(Note: This is the fourth of four news items from my reporting on the Activision Blizzard merger, which closed today. For the bigger picture, check out my story in tomorrow's Daily Variety about the impact of the deal on the entertainment biz, and, going online soon, my story in weekly Variety about how a single game sparked the biggest deal in videogame history)
Merging with Vivendi Games was not Bobby Kotick's first thought. While talking about the deal today, the Activision (and now Activision Blizzard) CEO admitted that in his first conversations with Vivendi Games CEO Bruce Hack, Vivendi CEO Jean-Bernard and Vivendi Games Chairman René Pénisson, his intention was to buy Blizzard Entertainment. He even lined up financing for the purpose.
"We talked about the opportunity to buy Blizzard and they were adamant that they loved the [videogame] business and were committed to it," Kotick recalled. "They didn't want to sell the business but would entertain other ideas. They were struggling on the console side and needed to diversify into other parts of the business and recognized how difficult that would be independently, which is how we ultimately settled on this structure."Wow
That's a big change from early 2004, when Vivendi tried to sell its videogame business and nobody was willing to buy it.
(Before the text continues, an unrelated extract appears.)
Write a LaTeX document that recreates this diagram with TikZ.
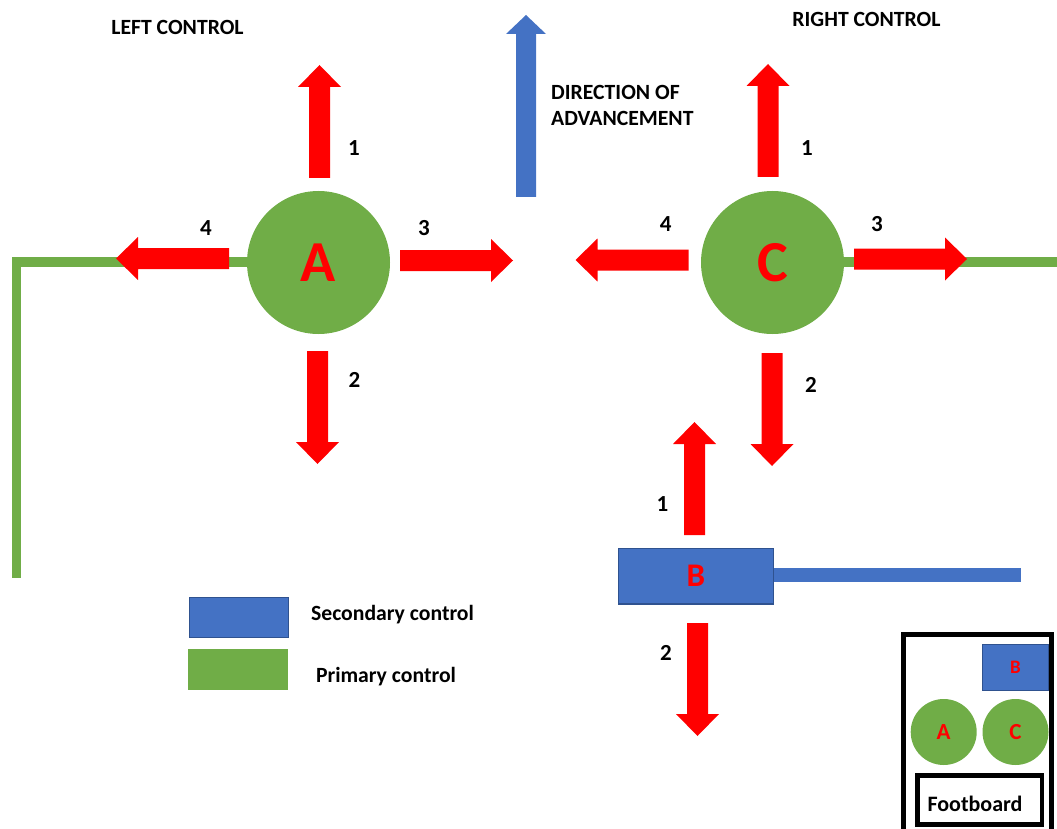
\documentclass[tikz,border=0pt]{standalone}
\usepackage{fontspec}
\setmainfont{Carlito}
\definecolor{ared}{HTML}{FF0000}
\definecolor{agreen}{HTML}{70AD47}
\definecolor{ablue}{HTML}{4472C4}
\definecolor{ablueline}{HTML}{2F528F}
\tikzset{
  pics/redarrow/.style={code={
    \fill[ared] (0,-10.5) -- (91,-10.5) -- (91,-21.5) -- (113,0) -- (91,21.5) -- (91,10.5) -- (0,10.5) -- cycle;}},
  pics/bluearrow/.style={code={
    \fill[ablue] (0,-10) -- (163,-10) -- (163,-20) -- (182,0) -- (163,20) -- (163,10) -- (0,10) -- cycle;}},
  lbl/.style={font=\fontsize{21.7}{25}\selectfont\bfseries, anchor=base, inner sep=0pt},
  num/.style={font=\fontsize{23}{26}\selectfont\bfseries, anchor=base, inner sep=0pt},
  bigctrl/.style={circle, fill=agreen, inner sep=0pt, minimum size=143pt, text=ared,
    font=\fontsize{58}{60}\selectfont\bfseries},
  smallctrl/.style={circle, fill=agreen, inner sep=0pt, minimum size=66pt, text=ared,
    font=\fontsize{23}{26}\selectfont\bfseries},
  greenline/.style={agreen, line width=9.5pt, miter limit=10},
}
\begin{document}
\begin{tikzpicture}[x=1pt,y=-1pt]
\useasboundingbox (0,0) rectangle (1057,829);

% titles
\node[lbl] (lefttitle) at (177.5,35) {LEFT CONTROL};
\node[lbl] (righttitle) at (866.5,27) {RIGHT CONTROL};
\node[lbl, anchor=base west] (dir1) at (551,100) {DIRECTION OF};
\node[lbl, anchor=base west] (dir2) at (551,126) {ADVANCEMENT};

% direction of advancement
\pic at (526,197) [rotate=90] {bluearrow};

% main controls
\node[bigctrl] (A) at (318.5,262.5) {A};
\node[bigctrl] (C) at (772.5,262.5) {C};
\node[rectangle, fill=ablue, draw=ablueline, line width=1.2pt, minimum width=155pt,
  minimum height=55.5pt, inner sep=0pt, text=ared, font=\fontsize{33}{36}\selectfont\bfseries]
  (B) at (695.8,576.2) {\raisebox{-3.5pt}{B}};

% green levers
\coordinate (leftcorner) at (16.5,262);
\coordinate (leftend) at (16.5,578);
\coordinate (rightend) at (1058,262);
\draw[greenline] (A.west |- 0,262) -- (leftcorner) -- (leftend);
\draw[agreen, line width=10pt] (C.east |- 0,262) -- (rightend);

% blue lever of B
\coordinate (bend) at (1020.7,575);
\fill[ablue] (B.east |- 0,568) rectangle (bend |- 0,582);

% red arrows around A
\pic at (319.5,178) [rotate=90] {redarrow};
\pic at (317.5,351) [rotate=-90] {redarrow};
\pic at (400,260.5) {redarrow};
\pic at (229,258.5) [rotate=180] {redarrow};
% red arrows around C
\pic at (768,177) [rotate=90] {redarrow};
\pic at (772,353) [rotate=-90] {redarrow};
\pic at (854,259) {redarrow};
\pic at (688.5,260) [rotate=180] {redarrow};
% red arrows around B
\pic at (694.5,535) [rotate=90] {redarrow};
\pic at (697.5,623) [rotate=-90] {redarrow};

% numbers
\node[num] (a1) at (354,156) {1};
\node[num] (a2) at (354.5,387) {2};
\node[num] (a3) at (424,235) {3};
\node[num] (a4) at (206,235) {4};
\node[num] (c1) at (807,156) {1};
\node[num] (c2) at (811,392) {2};
\node[num] (c3) at (877,231) {3};
\node[num] (c4) at (665.6,232) {4};
\node[num] (b1) at (662.5,511) {1};
\node[num] (b2) at (666,660) {2};

% legend
\node[rectangle, fill=ablue, draw=ablueline, line width=0.8pt, minimum width=99pt,
  minimum height=40pt, inner sep=0pt] (legsec) at (239.2,617) {};
\node[rectangle, fill=agreen, minimum width=100pt, minimum height=41pt, inner sep=0pt]
  (legpri) at (237.5,669.6) {};
\node[lbl] (legsectext) at (392.5,620.5) {Secondary control};
\node[lbl] (legpritext) at (386,682) {Primary control};

% inset
\draw[line width=5pt] (903,840) -- (903,634.5) -- (1051,634.5) -- (1051,840);
\node[rectangle, fill=ablue, draw=ablueline, line width=0.8pt, minimum width=65.5pt,
  minimum height=46.5pt, inner sep=0pt, text=ared, font=\fontsize{19}{22}\selectfont\bfseries]
  (sB) at (1015.5,667.4) {B};
\node[smallctrl] (sA) at (943.7,732) {A};
\node[smallctrl] (sC) at (1015.5,732) {C};
\node[rectangle, draw, line width=4.5pt, minimum width=124.5pt, minimum height=49pt,
  inner sep=0pt] (foot) at (979.8,800) {};
\node[lbl, font=\fontsize{22}{25}\selectfont\bfseries] (foottext) at (975,811) {Footboard};
\end{tikzpicture}
\end{document}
But it just goes to show what the single most profitable product in videogame history, with profit margins of over 50% and generating over $500 million in operating income per year, can do for a company.
Bobby Kotick wanted to buy that game, "World of Warcraft." But as Ubisoft CEO Yves Guillaume succinctly told me when were discussing the deal during a recent interview, something quite different happened: "'One game, World of Warcraft,' bought Activision."